According to ancient Irish legend, St. Brendan spent seven years exploring the North Atlantic in a small boat made of animal hide, searching for new lands to spread the Christian faith. He eventually found an island filled with fruit and precious gems, then returned to tell the tale that has survived many generations and about 1,500 years.
The Irish who first settled on this small island in Bonavista Bay likely had this legend in mind when they named their new home. There wasn’t any fruit or precious stones, but there was plenty of fish, lumber and good soil for farming. It would sustain them and future generations, riding out resettlement, a fishing moratorium and outmigration...
(To read the rest of Shawn's story, check out the March issue of Downhome, on stands now!)
Here are some of the stories of those who call St. Brendan's home:
Super Brains on St. Brendan’s
There’s a tradition of academics in the O’Reilly family. Kevin is a retired teacher, his wife still teaches on the island, and his mother was one of the few women from St. Brendan’s to go to college in the 1930s.
Smarts must run in the family because all three of the O’Reilly children went to university with full scholarships, and two won the prestigious Loran Award, given each year to 30 students from across Canada out of a nominee pool of 4,000. The Loran Award is worth up to $75,000, making it the largest undergraduate merit scholarship in Canada.
Part of the reason for such scholastic success could be that classes at St. Gabriel’s All Grade rarely top six students, giving each child a lot more individual attention than they’d get in a larger school. There is also no high-speed Internet on the island, making online gaming nearly impossible. The lack of distraction encourages kids to study, according to Kevin.
“We don’t have a whole lot of other things,” he says. “School and education are still important here.”

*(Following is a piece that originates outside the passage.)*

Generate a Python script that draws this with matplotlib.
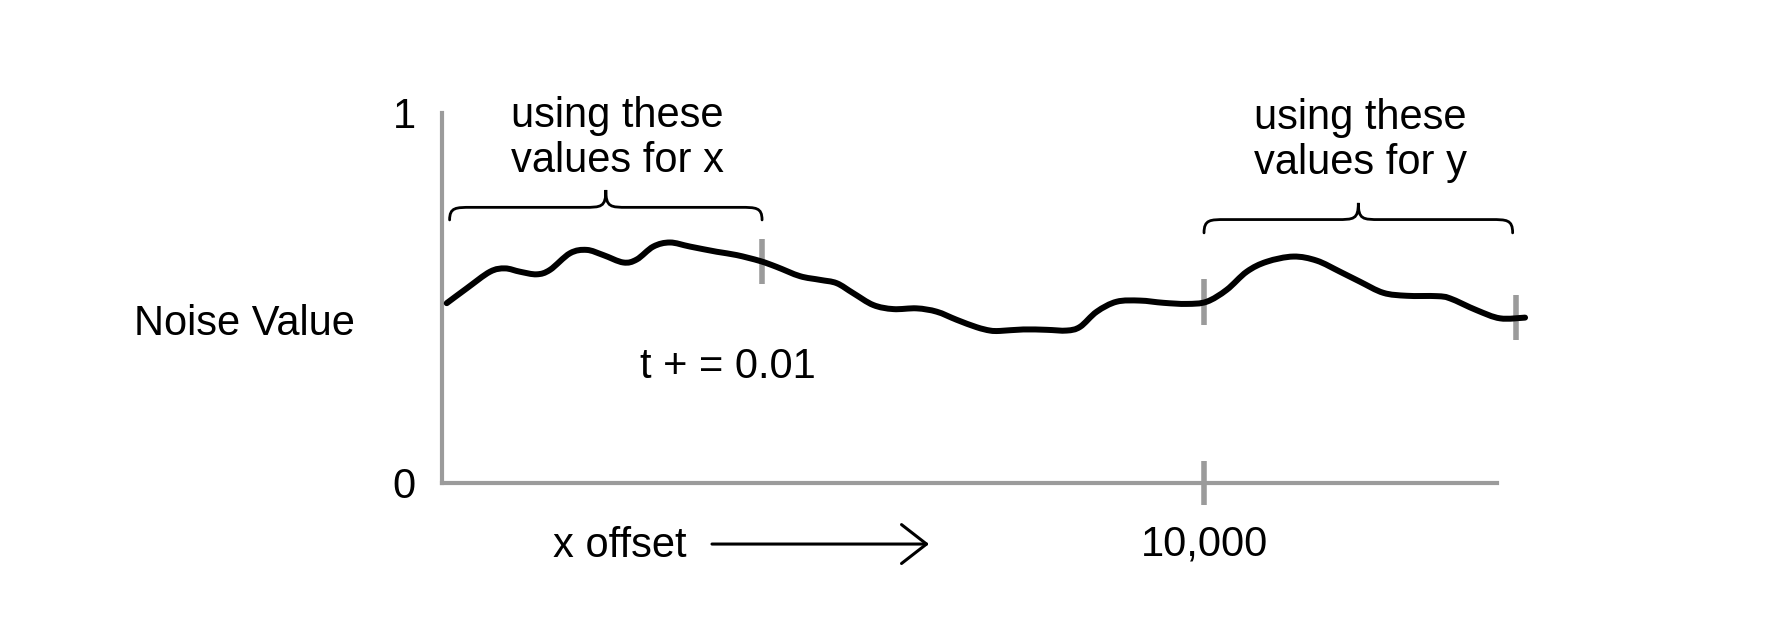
#Perlin noise sketch: one noise curve, two sampling windows
import numpy as np
import matplotlib
matplotlib.use("Agg")
import matplotlib.pyplot as plt
from matplotlib.path import Path
from matplotlib.patches import PathPatch

plt.rcParams['font.family'] = ['Liberation Sans', 'DejaVu Sans']

#Noise curve (x offset, noise value)
offset = [62, 324, 630, 827, 1024, 1243, 1417, 1680, 1899, 2117, 2379, 2555, 2773, 2992,
          3255, 3605, 3867, 4173, 4392, 4698, 4961, 5180, 5397, 5660, 5923, 6229, 6492,
          6755, 7017, 7192, 7323, 7628, 7935, 8198, 8373, 8592, 8854, 9160, 9466, 9773,
          10035, 10297, 10560, 10823, 11172, 11479, 11785, 12047, 12353, 12660, 13054,
          13228, 13578, 13885, 14213]
noise = [0.486, 0.526, 0.571, 0.580, 0.571, 0.564, 0.576, 0.621, 0.630, 0.616, 0.596,
         0.604, 0.639, 0.650, 0.639, 0.625, 0.616, 0.600, 0.584, 0.559, 0.549, 0.540,
         0.513, 0.481, 0.470, 0.472, 0.463, 0.441, 0.421, 0.412, 0.411, 0.415, 0.414,
         0.412, 0.422, 0.463, 0.490, 0.493, 0.487, 0.484, 0.490, 0.522, 0.571, 0.598,
         0.612, 0.601, 0.571, 0.544, 0.514, 0.506, 0.505, 0.499, 0.467, 0.445, 0.447]

#Sampling windows
x_window = [0, 4200]
y_window = [10000, 14100]
x_labels = ["using these", "values for x"]
y_labels = ["using these", "values for y"]
tick_pos = [10000]
tick_lab = ["10,000"]

GRAY = '#9b9b9b'
FS = 30

fig = plt.figure(figsize=(17.89, 6.33), dpi=100)
ax = fig.add_axes([442/1789, 150/633, 1098/1789, 370/633])
ax.set_xlim(0, 14409)
ax.set_ylim(0, 1)

#Axes (gray, sketchy)
for s in ['top', 'right']:
    ax.spines[s].set_visible(False)
for s in ['left', 'bottom']:
    ax.spines[s].set_color(GRAY)
    ax.spines[s].set_linewidth(3)
ax.spines['bottom'].set_bounds(0, 13850)
ax.set_xticks(tick_pos, labels=tick_lab)
ax.tick_params(axis='x', direction='inout', length=32, width=4, color=GRAY,
               pad=14, labelsize=FS)
ax.set_yticks([0, 1], labels=['0', '1'])
ax.tick_params(axis='y', length=0, pad=19, labelsize=FS)
for lab in ax.get_xticklabels():
    lab.set_x(lab.get_position()[0])

#Noise curve, drawn as a smooth (Catmull-Rom) path through the points
pts = np.column_stack([offset, noise])
ext = np.vstack([pts[0], pts, pts[-1]])
verts = [tuple(pts[0])]
codes = [Path.MOVETO]
for i in range(1, len(ext) - 2):
    p0, p1, p2, p3 = ext[i-1], ext[i], ext[i+1], ext[i+2]
    verts += [tuple(p1 + (p2 - p0)/6), tuple(p2 - (p3 - p1)/6), tuple(p2)]
    codes += [Path.CURVE4]*3
ax.add_patch(PathPatch(Path(verts, codes), fill=False, lw=4.3, color='black',
                       joinstyle='round', capstyle='round', clip_on=False, zorder=3))

#Gray marks where the windows end on the curve
for xm in [x_window[1], y_window[0], y_window[1]]:
    yc = np.interp(xm, offset, noise)
    ax.vlines(xm, yc - 0.061, yc + 0.061, color=GRAY, lw=4, clip_on=False, zorder=2)

#Curly braces
def brace(x0, x1, ye, yb, yt):
    L = x1 - x0
    xc = (x0 + x1) / 2
    verts = [(x0, ye),
             (x0, yb), (x0 + 0.02*L, yb), (x0 + 0.07*L, yb),
             (xc - 0.07*L, yb),
             (xc - 0.015*L, yb), (xc, yb), (xc, yt),
             (xc, yb), (xc + 0.015*L, yb), (xc + 0.07*L, yb),
             (x1 - 0.07*L, yb),
             (x1 - 0.02*L, yb), (x1, yb), (x1, ye)]
    codes = [Path.MOVETO] + [Path.CURVE4]*3 + [Path.LINETO] + [Path.CURVE4]*6 \
        + [Path.LINETO] + [Path.CURVE4]*3
    ax.add_patch(PathPatch(Path(verts, codes), fill=False, lw=2, color='black',
                           capstyle='round', clip_on=False))

brace(x_window[0] + 100, x_window[1], 0.711, 0.745, 0.792)
brace(y_window[0], y_window[1] - 50, 0.676, 0.712, 0.757)

#Window labels
ax.text(2297, 0.963, x_labels[0], ha='center', va='baseline', fontsize=FS)
ax.text(2297, 0.841, x_labels[1], ha='center', va='baseline', fontsize=FS)
ax.text(12047, 0.958, y_labels[0], ha='center', va='baseline', fontsize=FS)
ax.text(12047, 0.836, y_labels[1], ha='center', va='baseline', fontsize=FS)

ax.text(3747, 0.283, "t + = 0.01", ha='center', va='baseline', fontsize=FS)
ax.text(-2598, 0.40, "Noise Value", ha='center', va='baseline', fontsize=FS)

#x offset arrow
ax.text(2336, -0.2, "x offset", ha='center', va='baseline', fontsize=FS)
ax.annotate('', xy=(6391, -0.165), xytext=(3543, -0.165), annotation_clip=False,
            arrowprops=dict(arrowstyle='->,head_length=0.9,head_width=0.7',
                            lw=2.2, color='black', mutation_scale=20,
                            shrinkA=0, shrinkB=0))

fig.savefig('out.png', dpi=100)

Without a lot of recreational activities on the island, kids have to be resourceful if they want to have fun. Kevin’s youngest son, Peter, built a tennis court for himself and the other kids of St. Brendan’s to use.
“You encourage them to get tangled up with a lot of things,” Kevin says.
“Nothing’s going to happen if everyone says, ‘I don’t want to do that. I don’t want to do this.’ Go at it gung ho. Have fun with it.”
Model Schooner Collection
Winters in the outport were long and dull before modern luxuries like satellite TV and the Internet. Kevin O’Reilly’s uncle, Richard Beresford, built model schooners while he waited for the ice to melt and the next fishing season to begin.
Richard passed away a year ago, but about 20 of his models still remain where he left them in his home on St. Brendan’s. Each schooner is based on historic ships and are intricately detailed, from the ship’s wheel to the rigging.
“He had no modern tools, just old hand saws, bench vices and a hand drill,” says Kevin.
Richard hammered the anchor out of lead left over from a local shipbuilding operation, and he followed schematics as if he were building a life-size sailing ship.
Kevin says his uncle used to get a lot of visitors who wanted to see his models, especially older men who had worked on schooners when they were common in the 1930s and ’40s.
“There was a lot of old talk in them about schooners and one thing or another,” says Kevin. “It was a nice experience for people to walk in as he was making it, and to watch him sawing out the little planks.”
Richard lost his hearing at a young age, and Kevin would help him communicate with his visitors. Now that he’s passed on, Kevin looks after his uncle’s collection. But Richard didn’t leave a will, and the future of the house and its collection of models is unclear.
“We feel wherever they go, they should go all together,” says Kevin. “There’s no point hiding it in someone’s house where no one can see them. But where to put them is an issue.”